> **Instructions for the task**
Reproduce the material below line by line, beginning with its first line and ending with the line that contains "import * as"; leave out pictures.

* Start Dataset section *

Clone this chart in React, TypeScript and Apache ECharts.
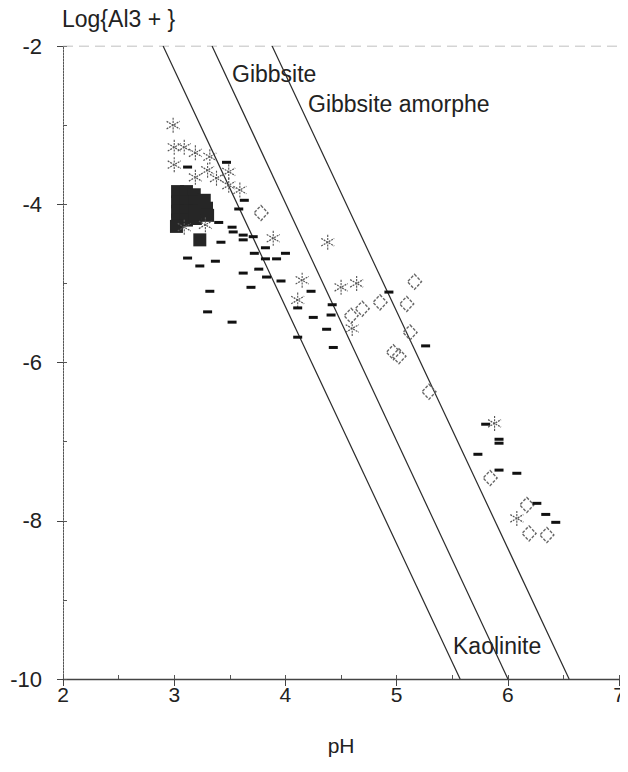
import React, { useEffect, useRef } from "react";
import * as echarts from "echarts";

// Reference lines (pH, log Al3+) endpoints
const gibbsiteLine = [[2.9, -2], [5.57, -10]];
const gibbsiteAmorpheLine = [[3.34, -2], [6.0, -10]];
const kaoliniteLine = [[3.88, -2], [6.55, -10]];

// Asterisk samples
const asteriskPoints = [
  [2.99, -3.0], [3.0, -3.28], [3.09, -3.28], [3.19, -3.35], [3.32, -3.4],
  [3.0, -3.5], [3.3, -3.57], [3.49, -3.59], [3.19, -3.66], [3.38, -3.67],
  [3.49, -3.76], [3.59, -3.82], [3.09, -4.29], [3.28, -4.26], [3.89, -4.43],
  [4.38, -4.48], [4.15, -4.96], [4.11, -5.21], [4.5, -5.05], [4.64, -5.0],
  [4.6, -5.57], [5.88, -6.77], [6.08, -7.97],
];

// Open diamond samples
const diamondPoints = [
  [3.78, -4.11], [5.16, -4.98], [5.09, -5.26], [4.85, -5.24], [4.69, -5.32],
  [4.59, -5.41], [5.12, -5.62], [4.97, -5.87], [5.02, -5.92], [5.29, -6.37],
  [5.84, -7.46], [6.17, -7.8], [6.19, -8.16], [6.35, -8.18],
];

// Dash samples
const dashPoints = [
  [3.12, -3.53], [3.47, -3.47], [3.63, -3.95], [3.58, -4.06], [3.4, -4.23],
  [3.52, -4.29], [3.53, -4.35], [3.62, -4.39], [3.62, -4.45], [3.71, -4.41],
  [3.42, -4.48], [3.82, -4.55], [3.72, -4.62], [4.0, -4.62], [3.82, -4.69],
  [3.92, -4.69], [3.12, -4.68], [3.37, -4.72], [3.23, -4.78], [3.76, -4.82],
  [3.62, -4.87], [3.83, -4.92], [3.96, -4.97], [3.69, -5.05], [3.32, -5.1],
  [3.3, -5.36], [3.52, -5.49], [4.23, -5.1], [4.11, -5.31], [4.25, -5.43],
  [4.42, -5.27], [4.41, -5.4], [4.37, -5.58], [4.11, -5.68], [4.43, -5.81],
  [4.93, -5.11], [5.26, -5.79], [5.8, -6.78], [5.92, -6.97], [5.92, -7.02],
  [5.73, -7.16], [5.92, -7.36], [6.08, -7.4], [6.26, -7.78], [6.34, -7.92],
  [6.43, -8.02],
];

// Filled (dense) samples
const filledPoints = [
  [3.03, -3.84], [3.11, -3.84], [3.18, -3.88], [3.03, -3.97], [3.11, -3.97],
  [3.19, -3.97], [3.03, -4.09], [3.11, -4.09], [3.19, -4.09], [3.03, -4.2],
  [3.11, -4.2], [3.19, -4.18], [3.27, -3.95], [3.29, -4.05], [3.3, -4.14],
  [3.02, -4.28], [3.23, -4.45],
];

const xTicks = [2, 3, 4, 5, 6, 7];

const FONT = "'Liberation Sans', Arial, Helvetica, sans-serif";
const ASTERISK = "path://M0,-10L0,10M-8.66,-5L8.66,5M-8.66,5L8.66,-5";

export default function App() {
  const ref = useRef<HTMLDivElement>(null);
  useEffect(() => {
    if (!ref.current) return;
    const chart = echarts.init(ref.current, null, { renderer: "svg" });
    const lineSeries = (data: number[][]) => ({
      type: "line",
      data,
      symbol: "none",
      lineStyle: { color: "#2a2a2a", width: 1.2 },
      silent: true,
      z: 1,
    });
    chart.setOption({
      animation: false,
      backgroundColor: "#fff",
      grid: { left: 63, top: 46, right: -3, bottom: 93, containLabel: false },
      xAxis: [
        {
          type: "value",
          min: xTicks[0],
          max: xTicks[xTicks.length - 1],
          interval: 1,
          name: "pH",
          nameLocation: "middle",
          nameGap: 56,
          nameTextStyle: { fontFamily: FONT, fontSize: 21, color: "#222" },
          axisLine: { show: true, lineStyle: { color: "#444", width: 1.3 } },
          axisTick: { show: true, inside: false, length: 7, lineStyle: { color: "#444" } },
          axisLabel: { fontFamily: FONT, fontSize: 21, color: "#222", margin: 5 },
          splitLine: { show: false },
        },
        {
          type: "value",
          min: 2,
          max: 7,
          interval: 0.5,
          position: "bottom",
          axisLine: { show: false },
          axisTick: { show: true, inside: true, length: 4, lineStyle: { color: "#555" } },
          axisLabel: { show: false },
          splitLine: { show: false },
        },
      ],
      yAxis: [
        {
          type: "value",
          min: -10,
          max: -2,
          interval: 2,
          axisLine: { show: true, lineStyle: { color: "#555", width: 1, type: [2, 1] } },
          axisTick: { show: true, inside: false, length: 6, lineStyle: { color: "#444" } },
          axisLabel: { fontFamily: FONT, fontSize: 22, color: "#222", margin: 21 },
          splitLine: { show: false },
        },
        {
          type: "value",
          min: -10,
          max: -2,
          interval: 1,
          position: "left",
          axisLine: { show: false },
          axisTick: { show: true, inside: true, length: 4, lineStyle: { color: "#555" } },
          axisLabel: { show: false },
          splitLine: { show: false },
        },
      ],
      graphic: [
        {
          type: "text",
          left: 62,
          top: 7,
          style: { text: "Log{Al3 + }", font: `23px ${FONT}`, fill: "#222" },
        },
        {
          type: "text",
          left: 232,
          top: 62,
          style: { text: "Gibbsite", font: `23px ${FONT}`, fill: "#222" },
        },
        {
          type: "text",
          left: 308,
          top: 92,
          style: { text: "Gibbsite amorphe", font: `23px ${FONT}`, fill: "#222" },
        },
        {
          type: "text",
          left: 453,
          top: 634,
          style: { text: "Kaolinite", font: `23px ${FONT}`, fill: "#222" },
        },
      ],
      series: [
        {
          type: "line",
          data: [[2, -2], [7, -2]],
          symbol: "none",
          lineStyle: { color: "#aaa", width: 1, type: [10, 6] },
          silent: true,
          z: 1,
        },
        lineSeries(gibbsiteLine),
        lineSeries(gibbsiteAmorpheLine),
        lineSeries(kaoliniteLine),
        {
          type: "scatter",
          data: filledPoints,
          symbol: "rect",
          symbolSize: [13, 13],
          itemStyle: { color: "#262626", opacity: 1 },
          z: 3,
        },
        {
          type: "scatter",
          data: asteriskPoints,
          symbol: ASTERISK,
          symbolSize: [13, 15],
          itemStyle: { color: "transparent", borderColor: "#555", borderWidth: 1.2, borderType: [2, 1], opacity: 1 },
          z: 4,
        },
        {
          type: "scatter",
          data: diamondPoints,
          symbol: "diamond",
          symbolSize: [14, 15],
          itemStyle: { color: "transparent", borderColor: "#666", borderWidth: 1.4, borderType: [3, 1.5], opacity: 1 },
          z: 4,
        },
        {
          type: "scatter",
          data: dashPoints,
          symbol: "rect",
          symbolSize: [9, 3],
          itemStyle: { color: "#111", opacity: 1 },
          z: 5,
        },
      ],
    });
    return () => chart.dispose();
  }, []);
  return <div ref={ref} style={{ width: 628, height: 772, margin: -8 }} />;
}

* End Dataset section *

> **Solution to this exercise**
Clone this chart in React, TypeScript and Apache ECharts.
import React, { useEffect, useRef } from "react";
import * as echarts from "echarts";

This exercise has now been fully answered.